Today, Prokopyev joined Kononenko on a spacewalk to inspect the repair area from the outside in an effort to discover what caused the leak and to collect a sample of the epoxy that had extruded through the hole from the inside.
To reach the area needed to perform the inspection, Kononenko rode at the end of two Russian Strela booms, translating from the Pirs docking compartment where the spacewalk began to the Zarya functional cargo block (FGB) and then up alongside the Soyuz. Prokopyev controlled the booms’ motion from the opposite end, moving Kononenko into place, before shimmying up the second boom himself.
At the worksite, Kononenko and Prokopyev took turns using a knife and a pair of long-arm scissors to stab at and cut away layers of brown, gold and silvery insulation. As they cut into the spacecraft, small fragments of the material floated away and formed a cloud of debris.
The two cosmonauts then used the same tools to cut into and peel away a thin metal orbital debris shield to expose the hole in the Soyuz MS-09’s orbital compartment.
"That is exactly the hole we’ve been looking for," reported Kononenko after peeling back more of the foil insulation and metal layers that were hiding it.
The hole appeared as a black mark or spot on the exposed metal skin of the Soyuz spacecraft.
Kononenko used a pair of forceps and a swab to collect samples of the dark epoxy. The residue, stowed inside a bag, was brought back inside the space station and will be returned to Earth for analysis.
With the spacewalk running long on time, flight controllers decided to forgo having Kononenko and Prokopyev install a replacement insulation blanket over the spacecraft’s exposed skin. The orbital compartment on which they worked is purposely jettisoned and destroyed during the re-entry of the Soyuz descent module into Earth’s atmosphere.
Tuesday’s spacewalk began at 10:59 a.m. EST (1559 GMT) and ended at 6:44 p.m. EST (2344 GMT) when the hatch to the Pirs docking compartment was closed. The extravehicular activity (EVA) was the 213th spacewalk in support of assembly and maintenance in the 20-year history of the space station.

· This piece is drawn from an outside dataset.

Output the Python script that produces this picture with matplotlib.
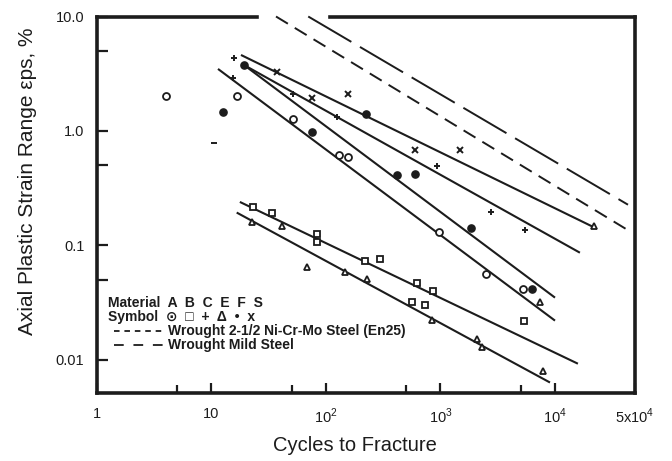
import matplotlib
matplotlib.use('Agg')
import matplotlib.pyplot as plt
from matplotlib.lines import Line2D

plt.rcParams['font.family'] = ['Liberation Sans', 'DejaVu Sans']
plt.rcParams['mathtext.fontset'] = 'custom'
plt.rcParams['mathtext.rm'] = 'Liberation Sans'
plt.rcParams['lines.scale_dashes'] = False

INK = '#1c1c1c'

# test points: cycles to fracture vs. plastic strain range (%)
a_cycles = [4, 16.6, 52, 131, 157, 970, 2500, 5300]
a_strain = [2.0, 2.0, 1.26, 0.61, 0.59, 0.131, 0.056, 0.041]

b_cycles = [23, 33.5, 83, 83, 219, 297, 620, 865, 560, 730, 5400]
b_strain = [0.216, 0.19, 0.125, 0.106, 0.073, 0.076, 0.047, 0.040, 0.032, 0.030, 0.0216]

c_cycles = [15.8, 15.5, 52, 124, 930, 2740, 5500]
c_strain = [4.3, 2.9, 2.1, 1.32, 0.49, 0.195, 0.137]

e_cycles = [22.4, 41, 68, 147, 226, 850, 2070, 2290, 7400, 7900, 22000]
e_strain = [0.16, 0.146, 0.065, 0.058, 0.051, 0.0224, 0.0152, 0.0129, 0.032, 0.0079, 0.146]

f_cycles = [12.5, 19.2, 75, 223, 414, 600, 1850, 6250]
f_strain = [1.47, 3.77, 0.97, 1.41, 0.41, 0.42, 0.141, 0.041]

s_cycles = [37, 75, 157, 600, 1480]
s_strain = [3.3, 1.93, 2.1, 0.68, 0.68]

# unlabelled point printed as a short dash
odd_cycles = [10.5]
odd_strain = [0.78]

# fitted lines, end points (cycles, strain)
fit_s = ([18.1, 22340], [4.61, 0.142])
fit_c = ([19.2, 16500], [3.77, 0.086])
fit_f = ([19.2, 10000], [3.77, 0.0348])
fit_a = ([11.4, 10000], [3.48, 0.0219])
fit_b = ([17.7, 15850], [0.239, 0.0092])
fit_e = ([16.6, 9040], [0.193, 0.0063])

# reference steels
en25 = ([36.6, 45200], [10.0, 0.132])
mild = ([70, 43400], [10.0, 0.226])

x_ticks = [1, 10, 100, 1000, 10000, 50000]
x_labels = ['1', '10', r'$10^2$', r'$10^3$', r'$10^4$', r'$5\mathregular{x}10^4$']
y_ticks = [0.01, 0.1, 1, 10]
y_labels = ['0.01', '0.1', '1.0', '10.0']

fig = plt.figure(figsize=(6.72, 4.61), dpi=100)
ax = fig.add_axes([0.1443, 0.1475, 0.8007, 0.8167])
ax.set_xscale('log')
ax.set_yscale('log')
ax.set_xlim(1, 50000)
ax.set_ylim(0.0051, 10)

for xs, ys in [fit_s, fit_c, fit_f, fit_a, fit_b, fit_e]:
    ax.plot(xs, ys, color=INK, lw=1.5, solid_capstyle='butt')

ax.plot(*en25, color=INK, lw=1.4, dashes=(10, 5.8), clip_on=False)
ax.plot(*mild, color=INK, lw=1.4, dashes=(36, 7.2), clip_on=False)

ax.plot(a_cycles, a_strain, 'o', ms=5, mfc='white', mec=INK, mew=1.3, ls='none')
ax.plot(b_cycles, b_strain, 's', ms=4.6, mfc='white', mec=INK, mew=1.3, ls='none')
ax.plot(c_cycles, c_strain, '+', ms=4.5, mec=INK, mew=1.4, ls='none')
ax.plot(e_cycles, e_strain, '^', ms=4.6, mfc='white', mec=INK, mew=1.3, ls='none')
ax.plot(f_cycles, f_strain, 'o', ms=5.2, color=INK, ls='none')
ax.plot(s_cycles, s_strain, 'x', ms=4, mec=INK, mew=1.4, ls='none')
ax.plot(odd_cycles, odd_strain, '_', ms=4, mec=INK, mew=1.4, ls='none')

# frame: heavy spines, top edge broken where the steel lines leave the plot
for side in ['left', 'right', 'bottom']:
    ax.spines[side].set_linewidth(2.6)
    ax.spines[side].set_color(INK)
ax.spines['top'].set_visible(False)
for x0, x1 in [(0, 0.297), (0.433, 1.0)]:
    ax.add_line(Line2D([x0, x1], [1, 1], transform=ax.transAxes, color=INK,
                       lw=2.6, clip_on=False, solid_capstyle='projecting'))

ax.set_xticks(x_ticks)
ax.set_xticklabels(x_labels)
ax.set_xticks([5, 50, 500, 5000], minor=True)
ax.set_xticklabels([], minor=True)
ax.set_yticks(y_ticks)
ax.set_yticklabels(y_labels)
ax.set_yticks([0.05, 0.5, 5], minor=True)
ax.set_yticklabels([], minor=True)

ax.tick_params(axis='both', which='both', direction='in', colors=INK,
               width=1.6, labelsize=10.5)
ax.tick_params(axis='y', which='both', length=8, pad=9)
ax.tick_params(axis='x', which='major', length=7, pad=10)
ax.tick_params(axis='x', which='minor', length=6)

ax.set_xlabel('Cycles to Fracture', fontsize=14.5, color=INK)
ax.xaxis.set_label_coords(0.48, -0.115)
ax.set_ylabel('Axial Plastic Strain Range εps, %', fontsize=15, color=INK)
ax.yaxis.set_label_coords(-0.112, 0.562)

# material key
key_font = dict(fontsize=10, fontweight='bold', color=INK, va='center',
                transform=ax.transAxes)
ax.text(0.02, 0.239, 'Material  A  B  C  E  F  S', **key_font)
ax.text(0.02, 0.202, 'Symbol  ⊙  □  +  Δ  •  x', **key_font)
ax.add_line(Line2D([0.032, 0.123], [0.165, 0.165], transform=ax.transAxes,
                   color=INK, lw=1.3, dashes=(4, 3.5)))
ax.add_line(Line2D([0.032, 0.123], [0.1275, 0.1275], transform=ax.transAxes,
                   color=INK, lw=1.3, dashes=(7, 7)))
ax.text(0.132, 0.165, 'Wrought 2-1/2 Ni-Cr-Mo Steel (En25)', **key_font)
ax.text(0.132, 0.1275, 'Wrought Mild Steel', **key_font)

fig.savefig('out.png', dpi=100)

This was Kononenko’s fourth EVA and Prokopyev’s second. Kononenko has now logged a total of 26 hours and 12 minutes working in the vacuum of space, including a 2008 spacewalk when he performed similar work to what he did on today, cutting into the insulation covering the Soyuz TMA-12 spacecraft to remove a pyrotechnic device. Prokopyev now has spent 15 hours and 31 minutes on EVA.
Prokopyev, Gerst and Auñón-Chancellor are scheduled to return to Earth aboard Soyuz MS-09 on Dec. 19 after 6.5 months aboard the space station.
Kononenko, together with NASA astronaut Anne McClain and David Saint-Jacques of the Canadian Space Agency, will remain aboard the space station as Expedition 58 crewmembers through June. An additional three crew members, including Roscosmos cosmonaut Aleksey Ovchinin and NASA astronauts Nick Hague and Christina Hammock-Koch, are slated to launch to the station on Feb. 28.